# Legal hunting hours in Georgia?



## KevinK (Mar 20, 2015)

Hello, I am new to hunting Georgia and looked through the hunting regulations forward and backwards. Some of the language is a bit conflicting or unclear. It says that legal hunting hours are 30 minutes before sunrise until 30 minutes after sunset. Does this mean I cannot be in the woods outside of this time or does it mean that I can only take an animal during these hours? Later on it implies that possessing a loaded firearm is considered hunting? If I can't be in the woods until 30 minutes before sunrise that makes things really difficult.


----------



## Bama B (Mar 20, 2015)

You can be in the woods anytime you want. You can only take game between the posted hours.


----------



## KevinK (Mar 20, 2015)

Thanks for the quick response.

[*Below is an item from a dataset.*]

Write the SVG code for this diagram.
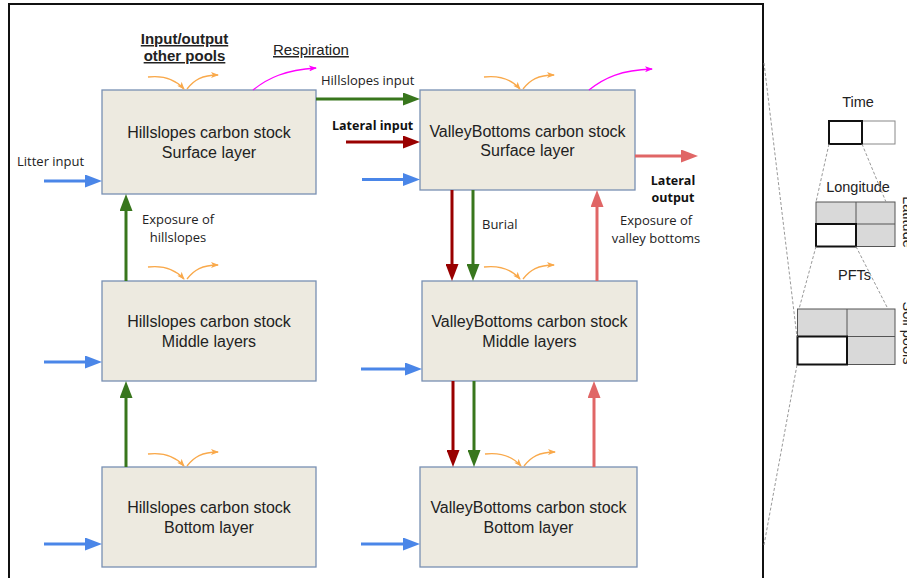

What I suspected but didn't want to get a citation.


----------



## C.Killmaster (Mar 23, 2015)

I strongly recommend that you call one of the DNR LE offices to ask such questions, you never know if what you get here is correct or not.


----------



## Georgia Hard Hunter (Mar 23, 2015)

yes you can be in the woods, in your hunting spot/blind, gun loaded, calling birds, you just cant pull the trigger till 30 minutes before/after sunrise/sunset. by the way that's not daylight and dark that is the published times of daylight/dark


----------



## Flaustin1 (Mar 24, 2015)

That's why you don't take advice off of an internet forum.  If you want to be 100% legal, do not load your gun until hunting time for the game your pursuing.  Example: coyotes, anytime day or night.  Deer 30 min before sunrise till 30 min after sunset.  Ducks, 30 min before sunrise UNTIL SUNSET. (not after)


----------